───── Material shown
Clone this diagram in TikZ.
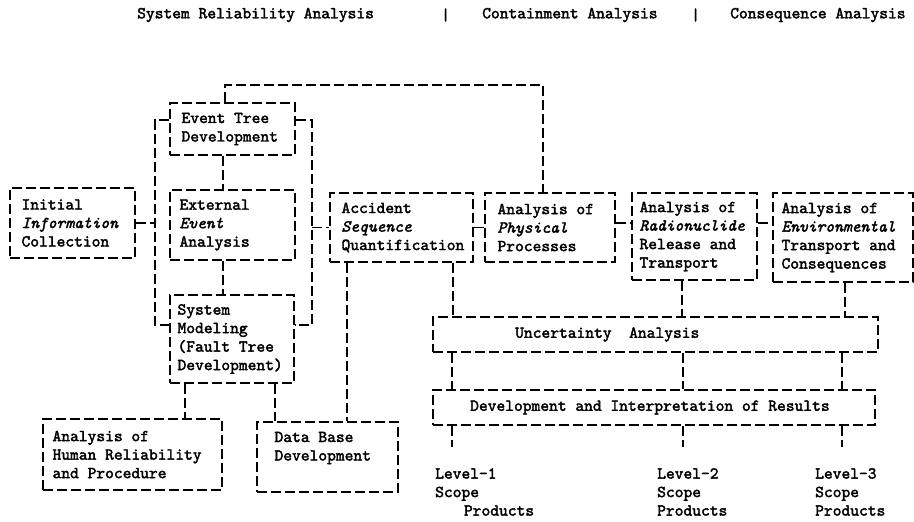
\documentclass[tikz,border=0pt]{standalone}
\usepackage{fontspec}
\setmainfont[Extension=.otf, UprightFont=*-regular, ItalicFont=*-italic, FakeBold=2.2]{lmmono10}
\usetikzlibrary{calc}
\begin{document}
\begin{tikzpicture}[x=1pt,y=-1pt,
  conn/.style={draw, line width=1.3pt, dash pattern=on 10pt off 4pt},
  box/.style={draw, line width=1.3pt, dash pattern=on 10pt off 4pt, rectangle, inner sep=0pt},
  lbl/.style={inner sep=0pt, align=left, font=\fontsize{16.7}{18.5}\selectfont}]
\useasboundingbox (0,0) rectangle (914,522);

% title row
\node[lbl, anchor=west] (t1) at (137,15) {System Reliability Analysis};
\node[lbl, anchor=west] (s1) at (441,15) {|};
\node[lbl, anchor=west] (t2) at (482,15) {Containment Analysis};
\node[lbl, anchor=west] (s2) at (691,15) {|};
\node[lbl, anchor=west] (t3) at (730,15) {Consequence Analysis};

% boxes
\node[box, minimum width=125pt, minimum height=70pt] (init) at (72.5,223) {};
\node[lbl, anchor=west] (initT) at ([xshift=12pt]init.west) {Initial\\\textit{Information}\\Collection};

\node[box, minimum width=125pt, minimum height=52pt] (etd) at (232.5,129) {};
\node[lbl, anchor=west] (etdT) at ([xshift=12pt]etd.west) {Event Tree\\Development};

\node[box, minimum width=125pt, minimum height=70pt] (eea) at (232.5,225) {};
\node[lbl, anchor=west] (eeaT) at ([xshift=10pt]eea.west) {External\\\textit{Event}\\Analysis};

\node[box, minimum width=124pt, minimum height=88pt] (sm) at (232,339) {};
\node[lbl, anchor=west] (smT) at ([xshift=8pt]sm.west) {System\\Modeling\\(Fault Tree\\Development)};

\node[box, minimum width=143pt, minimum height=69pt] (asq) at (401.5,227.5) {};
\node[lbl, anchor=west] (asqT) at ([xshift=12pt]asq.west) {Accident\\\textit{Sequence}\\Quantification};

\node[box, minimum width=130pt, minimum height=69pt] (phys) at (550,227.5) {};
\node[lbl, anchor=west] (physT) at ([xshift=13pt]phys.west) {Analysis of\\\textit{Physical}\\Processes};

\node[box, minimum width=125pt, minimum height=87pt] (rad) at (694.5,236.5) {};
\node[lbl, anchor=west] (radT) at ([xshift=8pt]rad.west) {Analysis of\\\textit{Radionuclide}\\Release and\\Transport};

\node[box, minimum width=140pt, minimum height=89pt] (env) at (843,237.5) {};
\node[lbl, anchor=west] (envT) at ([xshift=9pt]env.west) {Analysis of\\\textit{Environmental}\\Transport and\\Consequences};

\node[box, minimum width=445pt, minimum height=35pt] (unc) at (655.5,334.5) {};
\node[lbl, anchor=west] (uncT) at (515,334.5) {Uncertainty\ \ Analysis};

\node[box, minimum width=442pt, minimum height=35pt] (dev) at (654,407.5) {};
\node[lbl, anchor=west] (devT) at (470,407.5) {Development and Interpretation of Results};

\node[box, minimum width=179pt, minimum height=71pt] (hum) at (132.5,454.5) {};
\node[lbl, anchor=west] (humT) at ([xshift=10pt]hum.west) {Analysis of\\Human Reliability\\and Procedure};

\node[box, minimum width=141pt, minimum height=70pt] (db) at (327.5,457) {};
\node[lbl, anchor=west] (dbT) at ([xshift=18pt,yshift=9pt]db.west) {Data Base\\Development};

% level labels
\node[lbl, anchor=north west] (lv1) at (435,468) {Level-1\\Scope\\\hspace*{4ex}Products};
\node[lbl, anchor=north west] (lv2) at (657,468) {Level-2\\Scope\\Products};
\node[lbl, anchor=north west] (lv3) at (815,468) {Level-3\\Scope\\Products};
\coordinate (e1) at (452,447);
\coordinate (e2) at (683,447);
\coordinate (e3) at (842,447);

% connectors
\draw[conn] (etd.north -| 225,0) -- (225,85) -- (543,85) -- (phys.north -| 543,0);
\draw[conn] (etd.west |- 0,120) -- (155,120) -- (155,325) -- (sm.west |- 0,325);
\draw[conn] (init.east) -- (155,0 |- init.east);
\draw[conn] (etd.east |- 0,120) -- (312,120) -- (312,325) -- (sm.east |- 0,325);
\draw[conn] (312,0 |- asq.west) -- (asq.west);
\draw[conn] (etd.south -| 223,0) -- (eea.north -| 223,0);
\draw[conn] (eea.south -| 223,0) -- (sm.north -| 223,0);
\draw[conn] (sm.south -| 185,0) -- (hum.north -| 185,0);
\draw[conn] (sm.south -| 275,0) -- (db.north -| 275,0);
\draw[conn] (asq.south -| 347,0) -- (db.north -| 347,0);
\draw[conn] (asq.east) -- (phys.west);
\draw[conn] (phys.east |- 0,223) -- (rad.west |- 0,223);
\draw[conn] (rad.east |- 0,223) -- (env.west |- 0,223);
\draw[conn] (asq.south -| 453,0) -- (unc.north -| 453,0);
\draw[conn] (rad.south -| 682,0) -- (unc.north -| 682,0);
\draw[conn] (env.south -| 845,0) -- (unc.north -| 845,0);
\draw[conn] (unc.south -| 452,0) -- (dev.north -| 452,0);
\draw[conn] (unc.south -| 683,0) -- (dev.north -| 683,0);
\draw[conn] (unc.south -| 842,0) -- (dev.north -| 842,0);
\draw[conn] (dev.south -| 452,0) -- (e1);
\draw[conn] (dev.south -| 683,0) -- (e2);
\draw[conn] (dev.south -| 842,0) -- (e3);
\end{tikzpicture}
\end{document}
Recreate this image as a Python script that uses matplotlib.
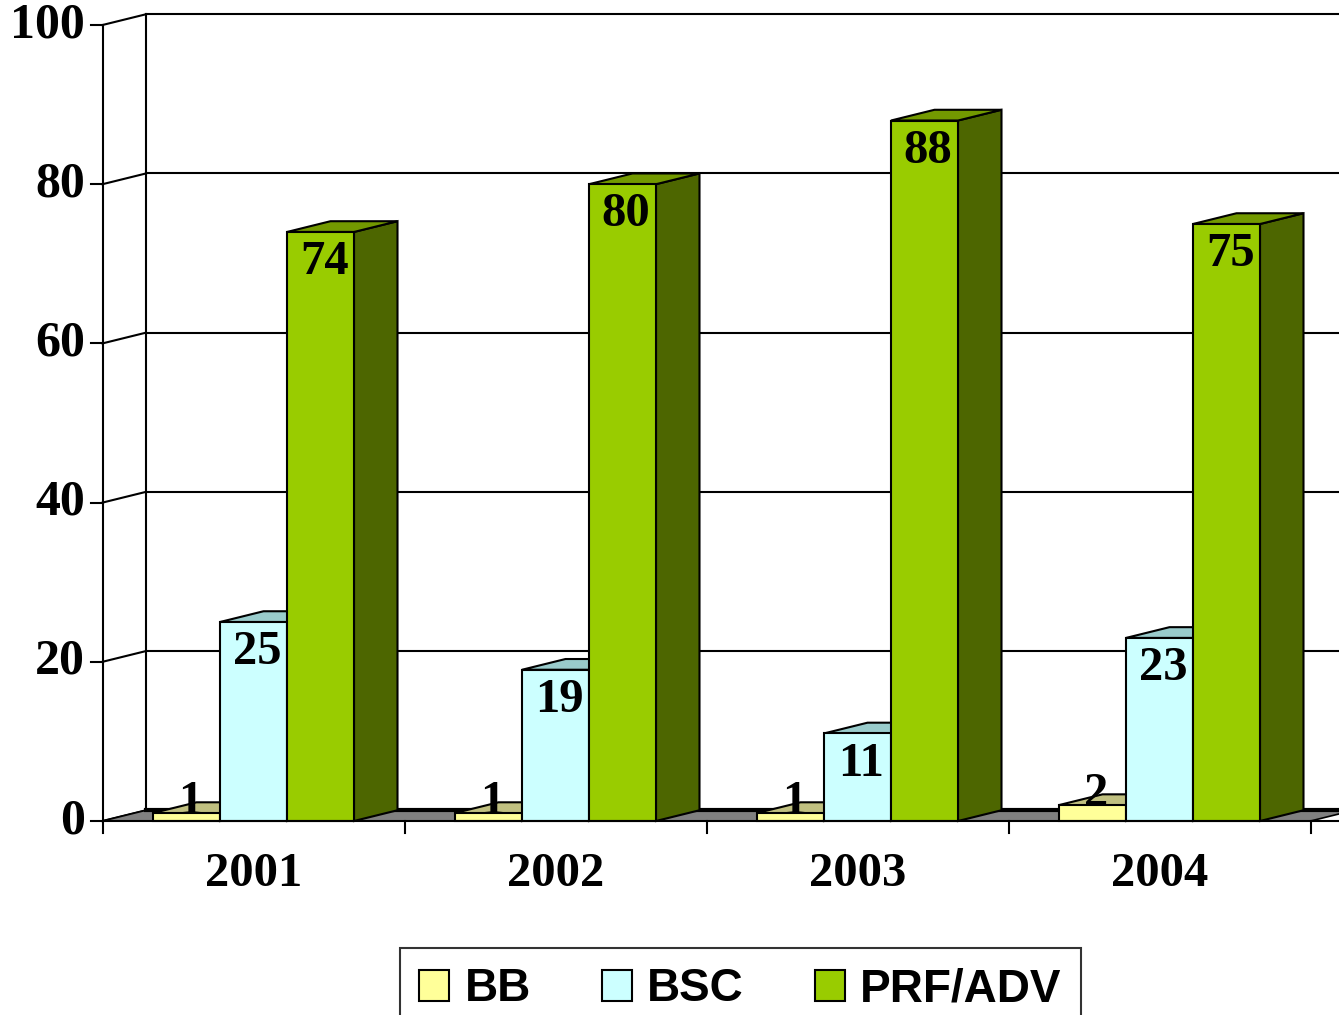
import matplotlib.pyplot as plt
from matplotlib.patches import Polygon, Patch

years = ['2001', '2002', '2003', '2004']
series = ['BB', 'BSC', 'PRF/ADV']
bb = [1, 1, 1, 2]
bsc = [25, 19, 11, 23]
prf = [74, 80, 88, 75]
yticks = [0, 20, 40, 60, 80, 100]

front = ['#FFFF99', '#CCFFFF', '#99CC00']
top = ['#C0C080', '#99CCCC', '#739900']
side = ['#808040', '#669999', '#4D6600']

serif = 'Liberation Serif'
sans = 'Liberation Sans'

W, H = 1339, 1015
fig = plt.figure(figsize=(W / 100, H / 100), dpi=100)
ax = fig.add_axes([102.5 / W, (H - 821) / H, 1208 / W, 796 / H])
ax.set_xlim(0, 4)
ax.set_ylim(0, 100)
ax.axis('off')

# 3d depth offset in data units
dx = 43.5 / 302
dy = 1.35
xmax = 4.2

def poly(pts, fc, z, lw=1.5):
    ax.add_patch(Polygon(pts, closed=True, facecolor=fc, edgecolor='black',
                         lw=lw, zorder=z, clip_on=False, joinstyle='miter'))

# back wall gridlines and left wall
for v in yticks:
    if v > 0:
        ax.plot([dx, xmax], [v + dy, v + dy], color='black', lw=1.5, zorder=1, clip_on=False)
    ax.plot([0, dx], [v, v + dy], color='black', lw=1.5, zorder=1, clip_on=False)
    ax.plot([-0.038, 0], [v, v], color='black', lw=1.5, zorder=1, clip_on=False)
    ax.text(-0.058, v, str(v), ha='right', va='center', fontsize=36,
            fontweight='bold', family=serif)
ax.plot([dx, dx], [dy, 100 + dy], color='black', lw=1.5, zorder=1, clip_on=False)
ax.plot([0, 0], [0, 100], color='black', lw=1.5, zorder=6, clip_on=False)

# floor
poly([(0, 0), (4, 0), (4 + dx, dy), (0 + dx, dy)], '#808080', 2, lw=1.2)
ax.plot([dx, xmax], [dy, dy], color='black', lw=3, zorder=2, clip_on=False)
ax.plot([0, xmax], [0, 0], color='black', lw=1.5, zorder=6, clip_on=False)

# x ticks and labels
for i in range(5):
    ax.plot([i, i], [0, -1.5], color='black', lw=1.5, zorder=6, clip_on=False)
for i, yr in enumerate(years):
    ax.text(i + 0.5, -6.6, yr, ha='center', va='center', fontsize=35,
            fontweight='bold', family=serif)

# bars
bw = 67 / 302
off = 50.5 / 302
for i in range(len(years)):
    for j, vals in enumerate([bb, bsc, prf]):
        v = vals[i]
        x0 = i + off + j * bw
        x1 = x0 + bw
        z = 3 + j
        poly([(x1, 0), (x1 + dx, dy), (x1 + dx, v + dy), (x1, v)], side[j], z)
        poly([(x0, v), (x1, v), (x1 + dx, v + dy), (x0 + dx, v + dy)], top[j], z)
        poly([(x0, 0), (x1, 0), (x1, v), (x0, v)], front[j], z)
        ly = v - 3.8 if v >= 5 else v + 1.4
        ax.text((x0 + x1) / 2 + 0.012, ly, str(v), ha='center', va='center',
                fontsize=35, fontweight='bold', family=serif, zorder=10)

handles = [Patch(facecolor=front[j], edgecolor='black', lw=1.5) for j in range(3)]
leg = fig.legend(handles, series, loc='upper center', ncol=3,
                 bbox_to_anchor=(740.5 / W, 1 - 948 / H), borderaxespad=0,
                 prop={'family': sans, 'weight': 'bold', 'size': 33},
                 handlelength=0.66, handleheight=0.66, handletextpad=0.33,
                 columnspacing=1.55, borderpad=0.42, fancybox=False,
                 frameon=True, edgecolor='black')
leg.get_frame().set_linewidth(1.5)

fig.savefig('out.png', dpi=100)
──────────
Repeat only what runs from the first line of the records above to the line with "anchor=west] (asqT) at", both included, word for word, minus the pictures.

> **Completed task**:
Clone this diagram in TikZ.
\documentclass[tikz,border=0pt]{standalone}
\usepackage{fontspec}
\setmainfont[Extension=.otf, UprightFont=*-regular, ItalicFont=*-italic, FakeBold=2.2]{lmmono10}
\usetikzlibrary{calc}
\begin{document}
\begin{tikzpicture}[x=1pt,y=-1pt,
  conn/.style={draw, line width=1.3pt, dash pattern=on 10pt off 4pt},
  box/.style={draw, line width=1.3pt, dash pattern=on 10pt off 4pt, rectangle, inner sep=0pt},
  lbl/.style={inner sep=0pt, align=left, font=\fontsize{16.7}{18.5}\selectfont}]
\useasboundingbox (0,0) rectangle (914,522);

% title row
\node[lbl, anchor=west] (t1) at (137,15) {System Reliability Analysis};
\node[lbl, anchor=west] (s1) at (441,15) {|};
\node[lbl, anchor=west] (t2) at (482,15) {Containment Analysis};
\node[lbl, anchor=west] (s2) at (691,15) {|};
\node[lbl, anchor=west] (t3) at (730,15) {Consequence Analysis};

% boxes
\node[box, minimum width=125pt, minimum height=70pt] (init) at (72.5,223) {};
\node[lbl, anchor=west] (initT) at ([xshift=12pt]init.west) {Initial\\\textit{Information}\\Collection};

\node[box, minimum width=125pt, minimum height=52pt] (etd) at (232.5,129) {};
\node[lbl, anchor=west] (etdT) at ([xshift=12pt]etd.west) {Event Tree\\Development};

\node[box, minimum width=125pt, minimum height=70pt] (eea) at (232.5,225) {};
\node[lbl, anchor=west] (eeaT) at ([xshift=10pt]eea.west) {External\\\textit{Event}\\Analysis};

\node[box, minimum width=124pt, minimum height=88pt] (sm) at (232,339) {};
\node[lbl, anchor=west] (smT) at ([xshift=8pt]sm.west) {System\\Modeling\\(Fault Tree\\Development)};

\node[box, minimum width=143pt, minimum height=69pt] (asq) at (401.5,227.5) {};
\node[lbl, anchor=west] (asqT) at ([xshift=12pt]asq.west) {Accident\\\textit{Sequence}\\Quantification};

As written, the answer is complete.